→ **DATA LINES**:
□ □ □ □ □ □ □
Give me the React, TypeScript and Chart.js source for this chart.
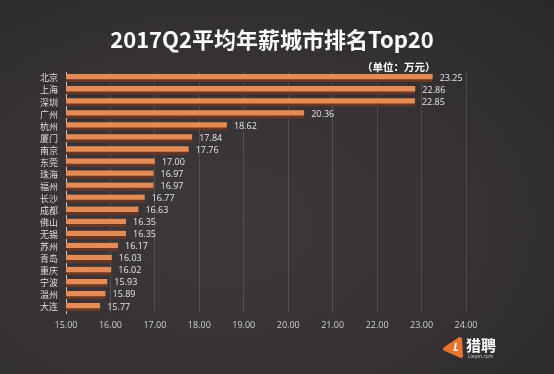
□ □ □ □ □ □ □
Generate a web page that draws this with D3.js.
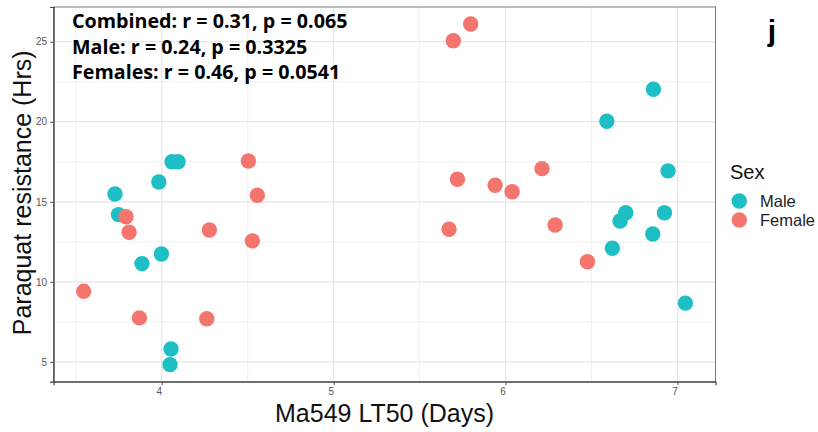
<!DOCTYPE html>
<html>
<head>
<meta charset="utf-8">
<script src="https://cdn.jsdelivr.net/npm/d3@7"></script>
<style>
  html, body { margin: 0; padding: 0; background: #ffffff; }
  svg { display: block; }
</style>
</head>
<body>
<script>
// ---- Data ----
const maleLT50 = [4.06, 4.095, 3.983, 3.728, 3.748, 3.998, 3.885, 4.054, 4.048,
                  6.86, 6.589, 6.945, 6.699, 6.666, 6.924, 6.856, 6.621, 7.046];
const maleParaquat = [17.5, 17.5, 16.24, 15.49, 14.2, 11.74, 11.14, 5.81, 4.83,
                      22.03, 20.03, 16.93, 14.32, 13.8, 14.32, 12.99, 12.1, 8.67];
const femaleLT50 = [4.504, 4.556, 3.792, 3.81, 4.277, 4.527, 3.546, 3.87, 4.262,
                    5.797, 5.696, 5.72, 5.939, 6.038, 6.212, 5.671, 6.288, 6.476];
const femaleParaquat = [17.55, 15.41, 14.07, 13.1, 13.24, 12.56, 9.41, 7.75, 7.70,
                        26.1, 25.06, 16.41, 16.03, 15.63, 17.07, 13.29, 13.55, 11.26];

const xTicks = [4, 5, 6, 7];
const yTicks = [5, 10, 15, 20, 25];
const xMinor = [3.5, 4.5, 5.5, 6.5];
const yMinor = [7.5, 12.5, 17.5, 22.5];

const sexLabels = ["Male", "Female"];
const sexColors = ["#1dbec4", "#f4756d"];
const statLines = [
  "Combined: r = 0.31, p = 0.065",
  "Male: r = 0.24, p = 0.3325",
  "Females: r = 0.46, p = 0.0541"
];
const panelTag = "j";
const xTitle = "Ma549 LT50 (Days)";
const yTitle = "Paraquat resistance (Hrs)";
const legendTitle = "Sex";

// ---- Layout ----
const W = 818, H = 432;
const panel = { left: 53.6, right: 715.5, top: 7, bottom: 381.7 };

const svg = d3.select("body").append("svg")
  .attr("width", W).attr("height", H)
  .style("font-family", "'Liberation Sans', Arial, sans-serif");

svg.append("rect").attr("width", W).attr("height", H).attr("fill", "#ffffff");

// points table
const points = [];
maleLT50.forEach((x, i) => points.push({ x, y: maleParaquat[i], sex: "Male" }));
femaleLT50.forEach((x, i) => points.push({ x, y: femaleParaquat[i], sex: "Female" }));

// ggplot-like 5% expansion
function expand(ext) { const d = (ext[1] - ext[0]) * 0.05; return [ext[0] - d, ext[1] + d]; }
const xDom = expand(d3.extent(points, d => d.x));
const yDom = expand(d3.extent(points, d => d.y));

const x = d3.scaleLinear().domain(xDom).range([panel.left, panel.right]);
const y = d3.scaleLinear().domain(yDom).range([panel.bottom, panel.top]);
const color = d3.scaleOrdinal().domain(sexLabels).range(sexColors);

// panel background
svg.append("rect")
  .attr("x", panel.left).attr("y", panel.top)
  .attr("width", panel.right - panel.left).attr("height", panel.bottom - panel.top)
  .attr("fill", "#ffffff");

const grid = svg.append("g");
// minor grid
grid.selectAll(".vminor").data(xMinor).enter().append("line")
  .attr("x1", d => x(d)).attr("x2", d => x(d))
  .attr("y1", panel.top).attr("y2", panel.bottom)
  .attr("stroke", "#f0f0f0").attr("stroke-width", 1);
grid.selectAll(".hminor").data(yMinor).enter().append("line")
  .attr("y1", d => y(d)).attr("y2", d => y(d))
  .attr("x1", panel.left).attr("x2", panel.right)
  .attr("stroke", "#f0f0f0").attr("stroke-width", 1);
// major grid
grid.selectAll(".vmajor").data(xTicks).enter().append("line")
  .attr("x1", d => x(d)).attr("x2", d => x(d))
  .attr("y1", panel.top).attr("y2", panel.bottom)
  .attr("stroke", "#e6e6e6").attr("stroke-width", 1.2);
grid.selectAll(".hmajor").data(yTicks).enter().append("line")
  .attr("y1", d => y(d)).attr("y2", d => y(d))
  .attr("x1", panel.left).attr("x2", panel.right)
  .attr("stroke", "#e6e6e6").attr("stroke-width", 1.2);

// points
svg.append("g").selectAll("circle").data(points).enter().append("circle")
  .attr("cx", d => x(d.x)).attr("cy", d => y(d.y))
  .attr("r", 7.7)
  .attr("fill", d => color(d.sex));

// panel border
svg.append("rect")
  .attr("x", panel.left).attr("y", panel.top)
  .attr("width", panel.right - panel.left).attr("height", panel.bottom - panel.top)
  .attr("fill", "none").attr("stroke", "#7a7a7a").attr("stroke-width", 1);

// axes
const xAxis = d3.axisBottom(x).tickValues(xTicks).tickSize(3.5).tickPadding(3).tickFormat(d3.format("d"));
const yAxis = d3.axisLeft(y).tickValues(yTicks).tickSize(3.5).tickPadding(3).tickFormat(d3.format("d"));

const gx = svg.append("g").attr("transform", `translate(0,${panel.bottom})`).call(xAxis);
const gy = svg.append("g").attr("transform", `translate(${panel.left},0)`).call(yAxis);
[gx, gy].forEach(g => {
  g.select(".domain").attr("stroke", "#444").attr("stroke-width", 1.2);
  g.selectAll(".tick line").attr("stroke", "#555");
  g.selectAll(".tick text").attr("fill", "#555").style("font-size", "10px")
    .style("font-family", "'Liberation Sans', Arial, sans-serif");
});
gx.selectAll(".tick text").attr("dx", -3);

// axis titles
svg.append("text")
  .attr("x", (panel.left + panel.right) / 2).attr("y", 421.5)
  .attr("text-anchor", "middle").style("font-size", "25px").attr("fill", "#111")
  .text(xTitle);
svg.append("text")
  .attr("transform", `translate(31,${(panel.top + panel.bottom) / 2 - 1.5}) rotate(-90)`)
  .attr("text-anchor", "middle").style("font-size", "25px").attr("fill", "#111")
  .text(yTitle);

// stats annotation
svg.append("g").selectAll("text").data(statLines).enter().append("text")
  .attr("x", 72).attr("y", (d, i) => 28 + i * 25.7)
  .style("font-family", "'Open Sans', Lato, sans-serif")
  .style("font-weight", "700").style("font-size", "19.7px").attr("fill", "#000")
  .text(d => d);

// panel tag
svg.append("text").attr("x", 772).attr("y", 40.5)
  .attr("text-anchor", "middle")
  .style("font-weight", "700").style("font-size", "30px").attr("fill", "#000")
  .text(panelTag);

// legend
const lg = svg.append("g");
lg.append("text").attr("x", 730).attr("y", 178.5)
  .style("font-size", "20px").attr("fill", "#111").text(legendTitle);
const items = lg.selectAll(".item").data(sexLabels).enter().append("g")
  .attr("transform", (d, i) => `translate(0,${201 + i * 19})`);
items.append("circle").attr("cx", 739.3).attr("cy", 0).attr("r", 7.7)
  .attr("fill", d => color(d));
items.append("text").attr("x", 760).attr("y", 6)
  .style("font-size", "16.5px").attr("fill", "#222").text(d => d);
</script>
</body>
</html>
□ □ □ □ □ □ □
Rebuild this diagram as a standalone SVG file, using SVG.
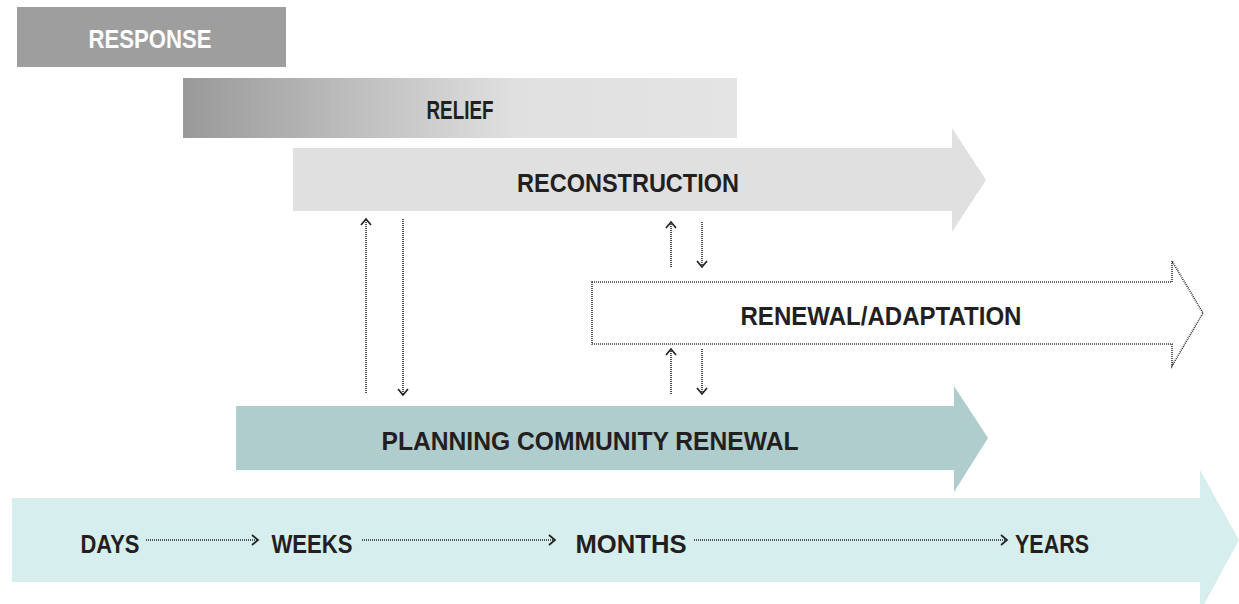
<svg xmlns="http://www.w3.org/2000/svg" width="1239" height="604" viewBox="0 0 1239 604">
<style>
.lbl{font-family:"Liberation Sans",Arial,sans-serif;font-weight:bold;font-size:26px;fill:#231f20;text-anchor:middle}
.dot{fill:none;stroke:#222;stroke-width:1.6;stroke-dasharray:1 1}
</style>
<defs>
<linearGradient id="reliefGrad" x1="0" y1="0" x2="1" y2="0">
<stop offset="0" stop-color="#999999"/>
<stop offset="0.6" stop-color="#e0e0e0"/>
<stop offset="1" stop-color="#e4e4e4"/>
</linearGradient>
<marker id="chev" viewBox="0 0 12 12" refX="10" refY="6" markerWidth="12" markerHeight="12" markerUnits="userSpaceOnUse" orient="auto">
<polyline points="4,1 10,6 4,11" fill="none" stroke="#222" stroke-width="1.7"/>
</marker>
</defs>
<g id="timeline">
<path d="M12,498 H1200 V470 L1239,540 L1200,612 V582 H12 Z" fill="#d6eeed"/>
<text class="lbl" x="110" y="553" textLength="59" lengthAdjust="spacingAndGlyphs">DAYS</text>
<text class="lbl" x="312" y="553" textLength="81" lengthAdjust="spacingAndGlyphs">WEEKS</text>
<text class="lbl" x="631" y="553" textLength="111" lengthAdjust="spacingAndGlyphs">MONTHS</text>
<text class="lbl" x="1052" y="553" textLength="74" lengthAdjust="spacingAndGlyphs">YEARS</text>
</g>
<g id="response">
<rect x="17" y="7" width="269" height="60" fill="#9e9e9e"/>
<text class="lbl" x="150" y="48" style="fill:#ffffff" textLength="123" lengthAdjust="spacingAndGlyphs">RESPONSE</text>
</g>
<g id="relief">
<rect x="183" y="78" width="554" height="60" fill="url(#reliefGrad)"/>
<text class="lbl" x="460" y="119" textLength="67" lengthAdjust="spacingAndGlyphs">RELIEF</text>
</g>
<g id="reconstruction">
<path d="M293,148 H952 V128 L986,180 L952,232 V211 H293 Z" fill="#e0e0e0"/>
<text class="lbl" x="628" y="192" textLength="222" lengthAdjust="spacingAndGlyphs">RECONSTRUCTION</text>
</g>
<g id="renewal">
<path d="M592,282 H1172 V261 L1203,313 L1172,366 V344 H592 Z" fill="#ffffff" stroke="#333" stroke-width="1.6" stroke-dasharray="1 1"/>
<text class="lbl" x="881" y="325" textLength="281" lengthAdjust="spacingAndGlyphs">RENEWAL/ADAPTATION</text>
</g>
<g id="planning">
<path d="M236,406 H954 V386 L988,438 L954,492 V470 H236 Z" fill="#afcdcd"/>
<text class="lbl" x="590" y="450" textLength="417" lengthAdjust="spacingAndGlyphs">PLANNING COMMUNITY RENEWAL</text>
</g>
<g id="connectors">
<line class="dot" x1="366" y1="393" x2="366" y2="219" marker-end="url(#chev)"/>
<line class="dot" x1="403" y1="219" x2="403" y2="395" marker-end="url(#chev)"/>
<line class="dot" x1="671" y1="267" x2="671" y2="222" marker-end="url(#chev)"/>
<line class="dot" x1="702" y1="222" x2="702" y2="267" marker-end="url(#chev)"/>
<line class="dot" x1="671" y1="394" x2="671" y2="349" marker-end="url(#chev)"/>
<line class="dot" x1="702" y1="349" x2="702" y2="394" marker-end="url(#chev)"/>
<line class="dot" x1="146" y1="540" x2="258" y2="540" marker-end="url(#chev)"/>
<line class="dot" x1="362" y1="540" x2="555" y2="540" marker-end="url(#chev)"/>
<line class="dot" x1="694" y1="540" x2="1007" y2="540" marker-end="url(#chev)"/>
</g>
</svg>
□ □ □ □ □ □ □
→ **INSTRUCTION**:
Keep to the lines above from the line with "Generate a web" to the line with "26.1, 25.06, 16.41, 16.03, 15.63, 17.07, 13.29, 13.55, 11.26];", and set down exactly those, inclusive, with nothing else and every picture left out.

→ **CORRECT ANSWER**:
Generate a web page that draws this with D3.js.
<!DOCTYPE html>
<html>
<head>
<meta charset="utf-8">
<script src="https://cdn.jsdelivr.net/npm/d3@7"></script>
<style>
  html, body { margin: 0; padding: 0; background: #ffffff; }
  svg { display: block; }
</style>
</head>
<body>
<script>
// ---- Data ----
const maleLT50 = [4.06, 4.095, 3.983, 3.728, 3.748, 3.998, 3.885, 4.054, 4.048,
                  6.86, 6.589, 6.945, 6.699, 6.666, 6.924, 6.856, 6.621, 7.046];
const maleParaquat = [17.5, 17.5, 16.24, 15.49, 14.2, 11.74, 11.14, 5.81, 4.83,
                      22.03, 20.03, 16.93, 14.32, 13.8, 14.32, 12.99, 12.1, 8.67];
const femaleLT50 = [4.504, 4.556, 3.792, 3.81, 4.277, 4.527, 3.546, 3.87, 4.262,
                    5.797, 5.696, 5.72, 5.939, 6.038, 6.212, 5.671, 6.288, 6.476];
const femaleParaquat = [17.55, 15.41, 14.07, 13.1, 13.24, 12.56, 9.41, 7.75, 7.70,
                        26.1, 25.06, 16.41, 16.03, 15.63, 17.07, 13.29, 13.55, 11.26];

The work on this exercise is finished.